I just have an inner need to feed people and to me, the worst thing is to have a party and not have enough food, so I invariably overdo it. The morning of the goat party I decided I didn't have enough food so we bought two chickens, rubbed them with the remaining chile paste and roasted them, then pulled the meat. We also bought another 100-pack bag of tortillas (from La Finca, which make the BEST corn tortillas in the bay area in my opinion).
Any good comments from your guests about the goat?
I don't remember, I was too tipsy from all the goat and caiprinhas.
About 6 guijillo chiles
10-12 allspice berries
2 teaspoons ground cumin
4 tablespoons dried Mexican oregano
2 tablespoons fresh thyme leaves
1 yellow onion, chopped
6 cloves garlic
1/3 cup apple cider vinegar
Two 3-lb legs of goat
Freshly ground black pepper
Bring a teakettle of water to a boil. In a cast iron pan over medium heat, toast the chiles on each side until fragrant, about 5 minutes. Remove from the pan, place in a heatproof bowl, and cover with boiling water. Let sit for 20-30 minutes. Drain the chiles, de-stem and seed them, then add to a blender.

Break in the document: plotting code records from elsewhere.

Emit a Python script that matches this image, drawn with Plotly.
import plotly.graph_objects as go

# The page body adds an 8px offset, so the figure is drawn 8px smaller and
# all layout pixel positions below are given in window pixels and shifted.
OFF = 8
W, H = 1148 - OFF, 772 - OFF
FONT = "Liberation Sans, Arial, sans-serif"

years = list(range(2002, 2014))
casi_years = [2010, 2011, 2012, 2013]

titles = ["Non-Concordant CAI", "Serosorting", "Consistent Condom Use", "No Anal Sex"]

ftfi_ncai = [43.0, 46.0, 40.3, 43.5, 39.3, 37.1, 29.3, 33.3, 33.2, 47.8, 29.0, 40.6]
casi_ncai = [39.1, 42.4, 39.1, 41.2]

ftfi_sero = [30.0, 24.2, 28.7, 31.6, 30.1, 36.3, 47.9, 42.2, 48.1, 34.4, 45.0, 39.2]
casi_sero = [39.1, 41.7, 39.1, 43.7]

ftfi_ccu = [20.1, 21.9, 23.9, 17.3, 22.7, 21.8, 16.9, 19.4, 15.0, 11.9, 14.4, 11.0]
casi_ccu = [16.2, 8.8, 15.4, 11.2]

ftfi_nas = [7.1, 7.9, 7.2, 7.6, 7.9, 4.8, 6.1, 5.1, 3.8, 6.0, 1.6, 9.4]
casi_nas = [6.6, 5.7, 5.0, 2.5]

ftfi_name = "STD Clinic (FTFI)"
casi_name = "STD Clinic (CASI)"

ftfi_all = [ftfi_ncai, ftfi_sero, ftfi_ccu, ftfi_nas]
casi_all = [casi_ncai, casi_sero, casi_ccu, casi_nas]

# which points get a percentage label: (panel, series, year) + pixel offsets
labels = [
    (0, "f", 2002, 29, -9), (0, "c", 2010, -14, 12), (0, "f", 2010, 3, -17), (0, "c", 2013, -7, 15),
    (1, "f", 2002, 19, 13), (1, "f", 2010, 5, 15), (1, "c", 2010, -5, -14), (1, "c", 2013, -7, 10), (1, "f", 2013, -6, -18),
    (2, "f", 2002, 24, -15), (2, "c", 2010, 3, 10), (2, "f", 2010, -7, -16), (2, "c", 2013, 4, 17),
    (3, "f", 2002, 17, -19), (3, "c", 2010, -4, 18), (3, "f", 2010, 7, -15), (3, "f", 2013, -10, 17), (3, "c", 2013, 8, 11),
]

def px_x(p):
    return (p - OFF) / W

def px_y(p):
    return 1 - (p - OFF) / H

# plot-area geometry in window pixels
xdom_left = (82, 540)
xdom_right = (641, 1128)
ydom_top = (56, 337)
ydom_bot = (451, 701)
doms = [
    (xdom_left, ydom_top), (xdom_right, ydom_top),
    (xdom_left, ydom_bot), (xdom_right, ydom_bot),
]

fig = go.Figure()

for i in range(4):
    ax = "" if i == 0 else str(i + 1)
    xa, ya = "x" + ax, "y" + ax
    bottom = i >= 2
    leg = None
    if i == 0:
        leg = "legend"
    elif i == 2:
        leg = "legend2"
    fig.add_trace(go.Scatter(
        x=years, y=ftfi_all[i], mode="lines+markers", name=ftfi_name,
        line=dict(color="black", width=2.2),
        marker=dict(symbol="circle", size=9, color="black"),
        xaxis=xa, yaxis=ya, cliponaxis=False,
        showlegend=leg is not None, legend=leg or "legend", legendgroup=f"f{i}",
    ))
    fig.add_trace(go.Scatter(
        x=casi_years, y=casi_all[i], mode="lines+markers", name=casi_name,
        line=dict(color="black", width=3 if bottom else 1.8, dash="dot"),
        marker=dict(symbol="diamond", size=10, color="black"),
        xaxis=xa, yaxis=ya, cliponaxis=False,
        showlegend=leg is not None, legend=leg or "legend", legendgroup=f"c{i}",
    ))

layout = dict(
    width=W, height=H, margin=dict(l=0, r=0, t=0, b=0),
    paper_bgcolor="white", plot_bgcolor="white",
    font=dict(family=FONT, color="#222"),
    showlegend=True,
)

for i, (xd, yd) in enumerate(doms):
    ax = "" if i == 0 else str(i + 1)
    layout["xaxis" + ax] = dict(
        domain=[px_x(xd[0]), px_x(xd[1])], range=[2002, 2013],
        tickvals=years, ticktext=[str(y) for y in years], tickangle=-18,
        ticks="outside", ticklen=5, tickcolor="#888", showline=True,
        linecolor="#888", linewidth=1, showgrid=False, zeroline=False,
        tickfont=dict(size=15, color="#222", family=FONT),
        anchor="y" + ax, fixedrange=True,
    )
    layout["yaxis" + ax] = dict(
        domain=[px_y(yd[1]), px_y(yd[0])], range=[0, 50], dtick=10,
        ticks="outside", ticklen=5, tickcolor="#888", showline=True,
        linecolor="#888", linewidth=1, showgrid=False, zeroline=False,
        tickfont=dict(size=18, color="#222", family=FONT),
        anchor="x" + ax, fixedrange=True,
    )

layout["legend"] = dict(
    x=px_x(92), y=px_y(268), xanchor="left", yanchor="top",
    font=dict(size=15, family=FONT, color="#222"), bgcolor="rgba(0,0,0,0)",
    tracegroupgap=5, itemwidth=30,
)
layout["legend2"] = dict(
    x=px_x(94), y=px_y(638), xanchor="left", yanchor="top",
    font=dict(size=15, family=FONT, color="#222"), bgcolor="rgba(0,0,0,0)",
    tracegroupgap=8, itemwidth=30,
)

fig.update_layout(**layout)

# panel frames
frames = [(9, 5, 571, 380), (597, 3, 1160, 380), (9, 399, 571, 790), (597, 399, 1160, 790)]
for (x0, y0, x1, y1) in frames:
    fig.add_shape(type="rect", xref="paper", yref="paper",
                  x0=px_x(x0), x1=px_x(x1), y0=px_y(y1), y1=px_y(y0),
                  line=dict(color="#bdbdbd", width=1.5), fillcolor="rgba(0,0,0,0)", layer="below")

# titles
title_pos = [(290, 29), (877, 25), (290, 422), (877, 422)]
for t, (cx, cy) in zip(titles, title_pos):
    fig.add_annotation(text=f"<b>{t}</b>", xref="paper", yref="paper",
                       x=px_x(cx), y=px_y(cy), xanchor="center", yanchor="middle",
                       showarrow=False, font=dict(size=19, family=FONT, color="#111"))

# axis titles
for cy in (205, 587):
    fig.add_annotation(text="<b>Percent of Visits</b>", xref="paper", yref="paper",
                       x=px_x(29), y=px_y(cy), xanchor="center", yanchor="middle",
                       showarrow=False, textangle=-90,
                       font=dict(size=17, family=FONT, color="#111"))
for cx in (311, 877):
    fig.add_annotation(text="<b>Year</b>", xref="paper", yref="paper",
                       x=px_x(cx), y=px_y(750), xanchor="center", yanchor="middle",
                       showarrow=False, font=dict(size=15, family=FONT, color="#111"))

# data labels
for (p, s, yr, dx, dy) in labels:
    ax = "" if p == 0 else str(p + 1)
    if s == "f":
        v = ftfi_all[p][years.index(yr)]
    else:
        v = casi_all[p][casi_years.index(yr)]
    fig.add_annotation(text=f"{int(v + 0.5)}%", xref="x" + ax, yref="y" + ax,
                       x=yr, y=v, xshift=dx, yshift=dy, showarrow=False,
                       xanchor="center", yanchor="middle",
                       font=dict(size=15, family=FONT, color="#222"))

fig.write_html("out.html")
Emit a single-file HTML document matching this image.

Meanwhile, grind the allspice, cumin, and oregano. Add to the blender along with the thyme, onion, garlic, vinegar, and 1/2 cup water. Season the goat all over with plenty of salt and pepper.
Put into a roasting pan, and rub the chile paste all over the goat. Cover the pan tightly with aluminum foil and refrigerate overnight.
(Note: we only ended up using about half of the paste, and reserved the other half to marinade something else, like a chicken. It would also probably be great on lamb.)
Preheat the oven to 300F. Cook the goat for about 4-1/2 to 5 hours, turning once about halfway through, until very tender and falling off the bone. Pour off the juices into a bowl or glass measuring cup and skim off the fat. Shred the meat. Pour the juices back over the meat and toss to combine.
Serve with corn tortillas, pickled onions, and crema.